___ Entries supplied

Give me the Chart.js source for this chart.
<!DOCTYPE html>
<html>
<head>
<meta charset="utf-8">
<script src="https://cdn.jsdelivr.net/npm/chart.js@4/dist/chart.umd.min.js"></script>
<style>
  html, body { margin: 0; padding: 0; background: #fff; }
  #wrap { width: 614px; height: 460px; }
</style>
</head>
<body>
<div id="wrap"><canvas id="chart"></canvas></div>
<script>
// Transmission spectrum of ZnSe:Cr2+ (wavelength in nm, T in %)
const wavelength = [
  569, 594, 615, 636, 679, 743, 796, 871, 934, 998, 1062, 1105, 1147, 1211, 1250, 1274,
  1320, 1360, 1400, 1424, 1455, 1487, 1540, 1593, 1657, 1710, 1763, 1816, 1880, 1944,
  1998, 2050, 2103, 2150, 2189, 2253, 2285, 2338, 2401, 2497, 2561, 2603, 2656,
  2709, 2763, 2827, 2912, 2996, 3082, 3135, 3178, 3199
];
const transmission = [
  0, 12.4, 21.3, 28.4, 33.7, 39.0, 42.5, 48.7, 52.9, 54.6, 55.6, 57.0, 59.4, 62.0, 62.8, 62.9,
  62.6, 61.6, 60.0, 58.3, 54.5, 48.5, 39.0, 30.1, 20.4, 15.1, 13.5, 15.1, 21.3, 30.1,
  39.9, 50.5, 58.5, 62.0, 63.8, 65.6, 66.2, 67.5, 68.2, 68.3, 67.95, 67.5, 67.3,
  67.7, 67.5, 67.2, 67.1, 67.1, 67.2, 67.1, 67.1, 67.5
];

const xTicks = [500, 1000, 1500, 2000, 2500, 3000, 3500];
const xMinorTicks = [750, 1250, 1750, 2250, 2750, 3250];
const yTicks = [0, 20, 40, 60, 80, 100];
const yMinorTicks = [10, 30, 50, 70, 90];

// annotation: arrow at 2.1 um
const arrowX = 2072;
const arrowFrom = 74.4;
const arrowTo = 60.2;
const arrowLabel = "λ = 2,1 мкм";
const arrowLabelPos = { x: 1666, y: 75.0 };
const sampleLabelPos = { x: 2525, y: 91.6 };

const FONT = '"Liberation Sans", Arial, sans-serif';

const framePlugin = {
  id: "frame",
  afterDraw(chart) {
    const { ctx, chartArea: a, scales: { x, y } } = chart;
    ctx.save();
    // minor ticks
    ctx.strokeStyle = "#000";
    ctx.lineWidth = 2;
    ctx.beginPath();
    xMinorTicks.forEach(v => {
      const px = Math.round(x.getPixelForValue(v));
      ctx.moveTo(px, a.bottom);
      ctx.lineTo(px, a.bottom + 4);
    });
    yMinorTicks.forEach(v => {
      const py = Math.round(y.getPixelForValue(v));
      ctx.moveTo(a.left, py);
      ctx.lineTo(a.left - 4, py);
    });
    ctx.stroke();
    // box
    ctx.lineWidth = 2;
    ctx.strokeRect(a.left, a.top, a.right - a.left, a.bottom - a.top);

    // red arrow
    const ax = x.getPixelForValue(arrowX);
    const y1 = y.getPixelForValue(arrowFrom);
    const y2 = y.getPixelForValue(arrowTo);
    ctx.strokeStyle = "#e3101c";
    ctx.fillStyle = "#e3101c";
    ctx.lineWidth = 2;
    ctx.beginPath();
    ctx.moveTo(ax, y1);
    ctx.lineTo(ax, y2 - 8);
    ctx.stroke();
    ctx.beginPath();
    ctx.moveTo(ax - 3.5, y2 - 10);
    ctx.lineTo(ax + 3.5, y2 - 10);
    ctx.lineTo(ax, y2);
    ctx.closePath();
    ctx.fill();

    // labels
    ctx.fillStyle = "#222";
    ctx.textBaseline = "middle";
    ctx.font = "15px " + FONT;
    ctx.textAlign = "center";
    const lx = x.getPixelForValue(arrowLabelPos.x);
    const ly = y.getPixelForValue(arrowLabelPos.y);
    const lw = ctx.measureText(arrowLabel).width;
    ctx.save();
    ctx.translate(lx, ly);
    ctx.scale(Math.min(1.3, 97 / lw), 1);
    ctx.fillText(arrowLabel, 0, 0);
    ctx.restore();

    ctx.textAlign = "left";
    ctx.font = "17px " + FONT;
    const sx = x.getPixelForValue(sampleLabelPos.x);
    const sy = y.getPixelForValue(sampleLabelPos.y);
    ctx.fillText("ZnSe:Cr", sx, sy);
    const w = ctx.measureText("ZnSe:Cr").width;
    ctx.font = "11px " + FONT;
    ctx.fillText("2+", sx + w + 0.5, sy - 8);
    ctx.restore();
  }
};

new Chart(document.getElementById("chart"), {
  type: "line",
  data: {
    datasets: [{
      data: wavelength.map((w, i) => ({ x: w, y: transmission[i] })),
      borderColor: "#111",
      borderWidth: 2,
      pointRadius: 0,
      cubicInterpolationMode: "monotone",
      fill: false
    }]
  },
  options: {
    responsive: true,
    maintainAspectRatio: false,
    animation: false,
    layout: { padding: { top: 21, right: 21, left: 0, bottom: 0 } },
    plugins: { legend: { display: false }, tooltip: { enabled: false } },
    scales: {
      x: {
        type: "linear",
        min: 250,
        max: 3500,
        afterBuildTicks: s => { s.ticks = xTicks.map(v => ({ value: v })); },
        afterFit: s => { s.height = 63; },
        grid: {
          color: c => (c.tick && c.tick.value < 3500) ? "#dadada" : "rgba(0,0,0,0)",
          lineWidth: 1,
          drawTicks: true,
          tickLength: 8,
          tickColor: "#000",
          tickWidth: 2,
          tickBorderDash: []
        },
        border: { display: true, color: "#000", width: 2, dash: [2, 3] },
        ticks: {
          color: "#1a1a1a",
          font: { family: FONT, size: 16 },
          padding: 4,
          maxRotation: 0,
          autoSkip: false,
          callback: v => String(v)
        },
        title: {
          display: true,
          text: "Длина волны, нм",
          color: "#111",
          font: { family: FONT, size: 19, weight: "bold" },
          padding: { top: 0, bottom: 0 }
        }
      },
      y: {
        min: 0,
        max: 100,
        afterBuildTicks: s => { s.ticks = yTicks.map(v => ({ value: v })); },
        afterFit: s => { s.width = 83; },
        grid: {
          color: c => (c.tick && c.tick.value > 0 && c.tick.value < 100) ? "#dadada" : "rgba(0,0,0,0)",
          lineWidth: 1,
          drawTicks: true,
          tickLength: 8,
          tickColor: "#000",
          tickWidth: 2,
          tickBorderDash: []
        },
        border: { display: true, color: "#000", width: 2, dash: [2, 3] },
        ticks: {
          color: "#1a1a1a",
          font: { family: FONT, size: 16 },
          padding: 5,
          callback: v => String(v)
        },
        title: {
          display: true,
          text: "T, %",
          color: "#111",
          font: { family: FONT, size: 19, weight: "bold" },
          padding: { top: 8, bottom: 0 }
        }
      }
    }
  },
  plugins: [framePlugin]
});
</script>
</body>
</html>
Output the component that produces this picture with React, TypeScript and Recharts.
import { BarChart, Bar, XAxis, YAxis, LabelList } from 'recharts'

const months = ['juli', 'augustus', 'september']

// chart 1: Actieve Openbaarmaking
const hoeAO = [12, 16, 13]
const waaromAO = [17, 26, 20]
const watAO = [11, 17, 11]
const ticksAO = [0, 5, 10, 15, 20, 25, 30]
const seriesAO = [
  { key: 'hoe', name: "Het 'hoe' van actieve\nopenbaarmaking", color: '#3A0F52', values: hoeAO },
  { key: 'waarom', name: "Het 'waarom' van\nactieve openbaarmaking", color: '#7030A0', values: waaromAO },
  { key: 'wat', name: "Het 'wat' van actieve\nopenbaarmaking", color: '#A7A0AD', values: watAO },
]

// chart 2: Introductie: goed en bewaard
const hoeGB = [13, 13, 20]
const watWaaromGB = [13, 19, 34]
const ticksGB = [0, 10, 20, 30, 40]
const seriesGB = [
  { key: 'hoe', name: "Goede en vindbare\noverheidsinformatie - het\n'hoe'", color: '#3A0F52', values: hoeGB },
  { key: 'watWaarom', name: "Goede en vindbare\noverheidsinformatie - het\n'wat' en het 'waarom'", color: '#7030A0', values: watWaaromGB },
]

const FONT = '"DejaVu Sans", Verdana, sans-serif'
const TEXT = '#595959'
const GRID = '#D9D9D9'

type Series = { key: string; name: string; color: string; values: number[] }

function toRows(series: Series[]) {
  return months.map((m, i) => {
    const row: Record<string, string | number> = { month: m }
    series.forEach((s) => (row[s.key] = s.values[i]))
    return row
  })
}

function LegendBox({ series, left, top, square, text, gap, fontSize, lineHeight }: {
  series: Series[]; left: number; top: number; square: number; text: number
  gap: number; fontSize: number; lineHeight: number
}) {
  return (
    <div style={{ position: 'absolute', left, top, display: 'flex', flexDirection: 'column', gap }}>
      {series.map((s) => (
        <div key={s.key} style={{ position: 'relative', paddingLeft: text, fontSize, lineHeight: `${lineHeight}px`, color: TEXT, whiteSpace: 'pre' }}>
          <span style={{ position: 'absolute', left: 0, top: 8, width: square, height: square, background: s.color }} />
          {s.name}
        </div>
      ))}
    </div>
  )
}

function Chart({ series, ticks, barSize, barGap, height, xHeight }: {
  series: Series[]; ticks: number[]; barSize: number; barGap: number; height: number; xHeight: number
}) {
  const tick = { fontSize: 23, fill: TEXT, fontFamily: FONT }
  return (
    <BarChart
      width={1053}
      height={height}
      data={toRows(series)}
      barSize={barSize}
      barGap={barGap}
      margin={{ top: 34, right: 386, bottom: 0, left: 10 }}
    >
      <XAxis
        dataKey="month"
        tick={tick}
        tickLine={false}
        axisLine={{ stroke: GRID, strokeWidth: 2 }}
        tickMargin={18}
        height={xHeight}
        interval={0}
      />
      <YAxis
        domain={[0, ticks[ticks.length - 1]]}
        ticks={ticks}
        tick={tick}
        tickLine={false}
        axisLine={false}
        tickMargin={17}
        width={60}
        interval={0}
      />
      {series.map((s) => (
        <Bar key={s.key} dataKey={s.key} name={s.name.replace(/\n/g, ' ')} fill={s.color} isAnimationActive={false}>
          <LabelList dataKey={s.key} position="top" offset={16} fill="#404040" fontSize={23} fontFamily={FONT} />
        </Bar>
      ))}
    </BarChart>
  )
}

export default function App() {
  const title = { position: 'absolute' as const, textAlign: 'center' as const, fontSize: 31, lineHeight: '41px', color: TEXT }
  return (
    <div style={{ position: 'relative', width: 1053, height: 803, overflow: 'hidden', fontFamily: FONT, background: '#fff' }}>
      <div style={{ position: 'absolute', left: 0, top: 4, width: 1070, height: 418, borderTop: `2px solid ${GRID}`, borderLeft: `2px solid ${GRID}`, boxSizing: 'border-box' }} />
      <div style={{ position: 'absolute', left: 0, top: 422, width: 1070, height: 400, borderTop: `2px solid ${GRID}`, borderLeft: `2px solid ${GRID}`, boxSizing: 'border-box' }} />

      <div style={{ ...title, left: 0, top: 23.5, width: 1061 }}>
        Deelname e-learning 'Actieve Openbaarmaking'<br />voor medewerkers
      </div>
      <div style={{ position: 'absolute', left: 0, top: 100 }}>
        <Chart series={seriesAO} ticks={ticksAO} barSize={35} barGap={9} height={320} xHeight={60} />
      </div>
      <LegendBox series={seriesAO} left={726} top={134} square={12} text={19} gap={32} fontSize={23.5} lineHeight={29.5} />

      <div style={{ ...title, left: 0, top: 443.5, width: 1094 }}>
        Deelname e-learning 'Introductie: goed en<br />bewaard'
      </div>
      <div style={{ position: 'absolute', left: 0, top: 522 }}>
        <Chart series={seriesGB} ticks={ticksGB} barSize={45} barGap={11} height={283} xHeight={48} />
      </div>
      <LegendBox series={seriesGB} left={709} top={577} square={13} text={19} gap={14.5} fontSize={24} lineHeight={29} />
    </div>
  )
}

______

### Stated exercise
Extract every line from the records above that contains the word "this".

### Correct response
Give me the Chart.js source for this chart.
Output the component that produces this picture with React, TypeScript and Recharts.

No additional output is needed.